Yes, because secrets and forgetting can be important.
It's not our cultural tradition that every written work (train schedules, greeting cards, friendly notes, lolcats,etc.) must be archived at the Library of Congress. I'm not sure that it'd be a good idea.
No one is stopping you from archiving my websites if you think the data will have some importance. It seems like you're suggesting that archive.org is the universal keeper of history and everyone should agree with that idea.
I'd love to see this, even if they'd keep the content private for x number of years. Copyright runs out eventually and it would still be archived then.
I mentored a Google Summer of Code project to do just that - every citation on Wikipedia would be forwarded to Archive.org for permanent storage, and the citation link would be modified to offer the cached version as an alternative.
For various reasons this didn't get completed or deployed. It's still a good idea though. IMO it should be rewritten, but it wouldn't be a lot of code. I'd love to help anyone interested.
(French Wikipedia already does this, by the way. Check out the article on France, for example - all the footnotes have a secondary link to WikiWix. https://fr.wikipedia.org/wiki/France)
Alexis said (at the IA 10th Anniversary bash) that they are going to have this running very soon, using a bot to go over all of Wikipedia and insert archived links close to the dates of existing references (if available), and also capturing newly added links.
I would just like to say that the Internet Archive is a pretty small bunch of people and they have a lot of never ending work to do on a somewhat tight budget.
I would assume it's mostly that.

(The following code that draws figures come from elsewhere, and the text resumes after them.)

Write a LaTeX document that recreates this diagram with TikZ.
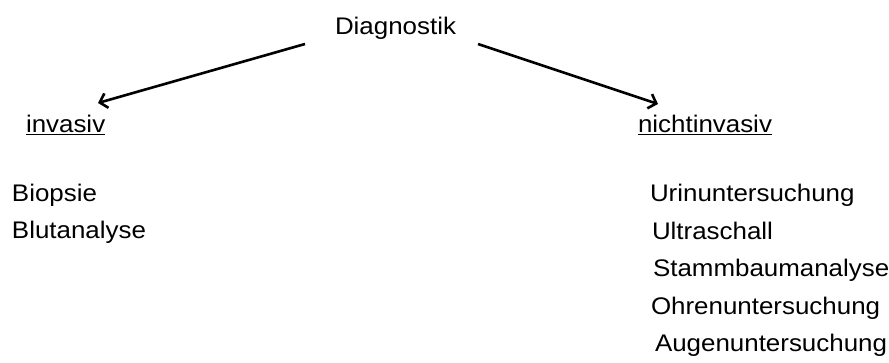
\documentclass[tikz,border=0pt]{standalone}
\usepackage{fontspec}
\setmainfont{Liberation Sans}
\usetikzlibrary{arrows.meta}
\newcommand\hs[1]{\scalebox{1.08}[1]{#1}}
\tikzset{
  lbl/.style={anchor=base west, inner sep=0pt, outer sep=0pt, font=\fontsize{24}{28}\selectfont, text=black},
  conn/.style={line width=2.6pt, draw=black, -{Straight Barb[length=7pt,width=15pt,line width=2.6pt]}}
}
\begin{document}
\begin{tikzpicture}[x=1pt,y=-1pt]
\useasboundingbox (0,0) rectangle (889,363);
\node[lbl] (diag) at (335,35) {\hs{Diagnostik}};
\node[lbl] (inv) at (26,133) {\hs{\underline{invasiv}}};
\node[lbl] (ninv) at (638,133) {\hs{\underline{nichtinvasiv}}};
\node[lbl] (bio) at (12,202) {\hs{Biopsie}};
\node[lbl] (blut) at (12,239) {\hs{Blutanalyse}};
\node[lbl] (urin) at (650,202) {\hs{Urinuntersuchung}};
\node[lbl] (ultra) at (652,240) {\hs{Ultraschall}};
\node[lbl] (stamm) at (653,277) {\hs{Stammbaumanalyse}};
\node[lbl] (ohren) at (651,315) {\hs{Ohrenuntersuchung}};
\node[lbl] (augen) at (655,352) {\hs{Augenuntersuchung}};
\coordinate (ls) at (305,44);
\coordinate (le) at (98,103);
\coordinate (rs) at (478,44);
\coordinate (re) at (658,104);
\draw[conn] (ls) -- (le);
\draw[conn] (rs) -- (re);
\end{tikzpicture}
\end{document}
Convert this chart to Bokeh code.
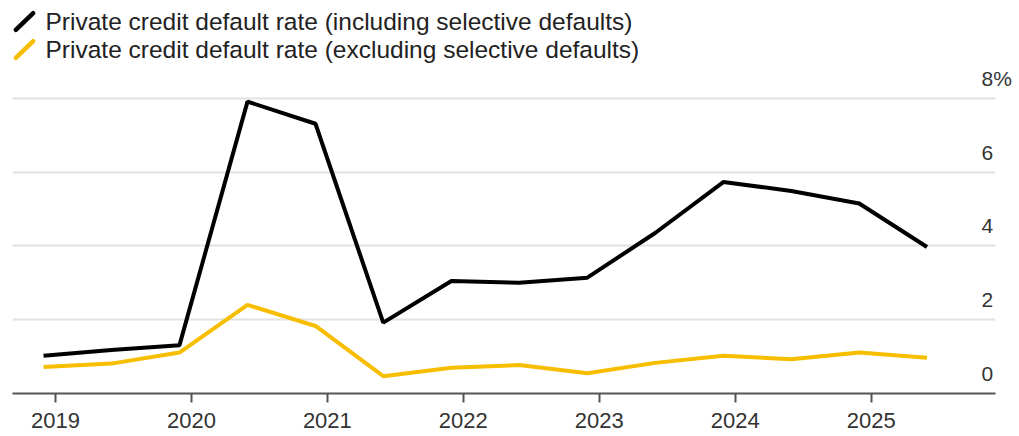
import pandas as pd
from bokeh.plotting import figure
from bokeh.models import Range1d, LinearAxis, FixedTicker, ColumnDataSource
from bokeh.core.properties import value
from bokeh.layouts import column
from bokeh.embed import file_html
from bokeh.resources import INLINE

# ---- data ----
period_end = ["2018-11-30", "2019-05-31", "2019-11-30", "2020-05-31", "2020-11-30",
              "2021-05-31", "2021-11-30", "2022-05-31", "2022-11-30", "2023-05-31",
              "2023-11-30", "2024-05-31", "2024-11-30", "2025-05-31"]
incl_selective = [1.02, 1.18, 1.31, 7.91, 7.31, 1.92, 3.05, 3.00, 3.14, 4.35, 5.73, 5.49, 5.15, 3.97]
excl_selective = [0.72, 0.81, 1.11, 2.40, 1.83, 0.47, 0.70, 0.77, 0.55, 0.83, 1.02, 0.93, 1.11, 0.97]
series_labels = ["Private credit default rate (including selective defaults)",
                 "Private credit default rate (excluding selective defaults)"]
series_colors = ["#000000", "#F7BE00"]
x_ticks = [2019, 2020, 2021, 2022, 2023, 2024, 2025]
x_tick_labels = ["2019", "2020", "2021", "2022", "2023", "2024", "2025"]
y_ticks = [0, 2, 4, 6, 8]
y_tick_labels = ["0", "2", "4", "6", "8%"]

FONT = "Liberation Sans"
LEFT = 12
FRAME_W = 983

# ---- legend strip ----
LEG_H = 66
ROW_PX = 28
FIRST_ROW_PX = 21
leg_src = ColumnDataSource(dict(x=[0] * len(series_labels),
                                y=list(range(len(series_labels))),
                                label=series_labels, color=series_colors))
leg = figure(frame_width=FRAME_W, frame_height=LEG_H,
             x_range=Range1d(-12, FRAME_W - 12),
             y_range=Range1d((LEG_H - FIRST_ROW_PX) / ROW_PX, -FIRST_ROW_PX / ROW_PX),
             output_backend="svg", toolbar_location=None,
             x_axis_location=None, y_axis_location=None,
             min_border_left=LEFT, min_border_right=0, min_border_top=0, min_border_bottom=0)
leg.outline_line_color = None
leg.xgrid.visible = False
leg.ygrid.visible = False
leg.scatter("x", "y", source=leg_src, marker="dash", size=24, angle=0.76,
            line_color="color", line_width=4.5, line_cap="round")
leg.text("x", "y", text="label", source=leg_src, x_offset=21,
         text_baseline="middle", text_align="left",
         text_font=value(FONT), text_font_size="24.5px", text_color="#222222")

# ---- main chart ----
d = pd.to_datetime(pd.Series(period_end))
days = d.dt.is_leap_year.map({True: 366, False: 365})
x_dec = list(d.dt.year + (d.dt.dayofyear - 1) / days)
source = ColumnDataSource(dict(x=x_dec, incl=incl_selective, excl=excl_selective))

FRAME_H = 327
PX_PER_UNIT = 36.9
Y_END = FRAME_H / PX_PER_UNIT
X_START = 2018.684
X_END = X_START + FRAME_W / 135.95
LABEL_SHIFT = 20 / PX_PER_UNIT  # value labels sit ~20px above their gridline

p = figure(frame_width=FRAME_W, frame_height=FRAME_H,
           x_range=Range1d(X_START, X_END), y_range=Range1d(0, Y_END),
           output_backend="svg", toolbar_location=None,
           y_axis_location=None,
           min_border_left=LEFT, min_border_right=0, min_border_top=0, min_border_bottom=43)
p.outline_line_color = None
p.background_fill_color = "white"
p.border_fill_color = "white"

p.xgrid.grid_line_color = None
p.ygrid.ticker = FixedTicker(ticks=y_ticks[1:])
p.ygrid.grid_line_color = "#e2e2e2"
p.ygrid.grid_line_width = 2

xa = p.xaxis[0]
xa.ticker = FixedTicker(ticks=x_ticks)
xa.major_label_overrides = {t: l for t, l in zip(x_ticks, x_tick_labels)}
xa.axis_line_color = "#555555"
xa.axis_line_width = 2
xa.major_tick_line_color = "#555555"
xa.major_tick_line_width = 2
xa.major_tick_out = 9
xa.major_tick_in = 0
xa.minor_tick_out = 0
xa.minor_tick_in = 0
xa.major_label_standoff = 10
xa.major_label_text_font = FONT
xa.major_label_text_font_size = "22px"
xa.major_label_text_color = "#333333"

p.extra_y_ranges = {"labels": Range1d(0 - LABEL_SHIFT, Y_END - LABEL_SHIFT)}
ya = LinearAxis(y_range_name="labels", ticker=FixedTicker(ticks=y_ticks),
                major_label_overrides={t: l for t, l in zip(y_ticks, y_tick_labels)})
ya.axis_line_color = None
ya.major_tick_line_color = None
ya.minor_tick_line_color = None
ya.major_tick_out = 0
ya.major_tick_in = 0
ya.minor_tick_out = 0
ya.minor_tick_in = 0
ya.major_label_standoff = -14
ya.major_label_text_font = FONT
ya.major_label_text_font_size = "21px"
ya.major_label_text_color = "#333333"
p.add_layout(ya, "right")

p.line("x", "excl", source=source, line_color=series_colors[1], line_width=4)
p.line("x", "incl", source=source, line_color=series_colors[0], line_width=4)

layout = column(leg, p, spacing=0)
open("out.html", "w").write(file_html(layout, INLINE))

They seem very accepting and willing to do a lot of things.
That's why I'm a "donation subscriber". If you'd like to know more about it, please visit: http://archive.org/donate/ - a subscription helps extra much, because it's a constant flow of cash. But one-time donations are of course of help as well.
It wasn't the IA's fault. At the time, the IA was already working on an API to submit URLs and to rapidly cache items, so we just needed early access.
The GSoC student didn't follow up with the process of getting it adopted. I didn't either, which I regret. I left the WMF in early 2012 so I guess it was dropped on the floor for a while.
That said I have since found out that others have taken up the charge.
Sir, not all of us our javascript/HTML5 people. I do mostly operations, and can barely drag myself through Javascript until I get the chance to take some vacation time to concentrate on learning the web side (JS/HTML5/etc). I admit that I don't know what I'm doing sometimes.
I am incredibly pleased at the save-page-now feature. Before there was a hack where using liveweb.archive.org might save a page on-demand, but you had no way of knowing. I'm adding this to my archive-bot immediately.
Glad to see they finally got an API, however I'm a bit disappointed that it doesn't return the oldest archived date for a site, only the newest. I often need to check how long ago a site was originally archived. The API would have been very helpful for that, but the closest they provide is an option to query whether or not it was archived on a specific date, which is nowhere near as helpful.
Funny, I just spent some time this weekend creating a json API wrapper around the little-known Memento API that wayback offers. My idea was to make a bookmarklet that would show prior versions of the page the user was visiting. (The backend is pretty trivial, actually, but I could use some help with the javascript/dom parts.)
(The CDX API linked below is links to the actual warc/arc archive files, not the web-viewable versions.)
I love the Wayback Machine (and all of Archive.org, really). I recently used it to reminisce about some old VRML-based chat communities that I frequented about 10 years ago. It had a record for every single of them.
They still have the site I used to host pre-release Warcraft 3 servers when I was young until my parents got a call from Blizzard telling them to take it offline ;)
Yep! There was also GoonieTown, which didn't last very long and eventually became VR Dimension. Flatland Rover was another, but it used its own 3DML engine instead of Blaxxun Contact and VRML. Good times!
I remember both. I was active from '99 to about 2002, and was a City Councilor/Colony Leader at one point. Nice to run into someone else with a similar background, the internet just isn't the same as it used to be in those days.
I just launched a similar service called https://www.DailySiteSnap.com that screenshots, emails, and archives a specified web site on a daily basis. My use case is to be able to look back at any one day and see what my site looks like, since Archive.org doesn't refresh my page as often as I update it.
Disclaimer: I'm really not trying to over-market myself, but I figured readers of this thread might be interested in my project. Happy to take down this post if it's read as too spammy.
Thanks for the info, was unaware of ARC/WARC formats. That said, I still think many people are looking for something simpler/easier, and a daily screenshot is good enough. Particularly, it will guarantee preserved formatting as browsers continue to evolve.
You can probably make your service do both screenshots and WARC, instead of loading a site directly, load it through WARC Proxy (https://github.com/odie5533/WarcProxy), that will write out a WARC file and you can still store your screenshot.
Once you have the WARCs you can upload them to Archive.org and they can be added to the wayback, or you can set up your own service for browsing them, built off something like warc-proxy https://github.com/alard/warc-proxy (Yeah, same name different purpose...)
This makes creating a browse-able mirror of a site in warc format fairly straightforward, as wget will automatically make links relative, as well as fetch requisite files (css, js, images) for each page.
If his service runs on any sort of Linux distro, its stupid simple to call wget with a system call. Wget comes standard with all of the most popular distros.
Thank god they didn't change much. I hate when extremely functional websites decide to 'revolutionize' their interface (I'm looking @ you Google Maps).
On a purely aesthetic side, the new input form does clash with the old menu. The ~carousel seems a bit "cpu consuming", maybe a simpler tile grid as in Windows Phone 8. That said I love the service, and the frontend is probably not the most important part of their system.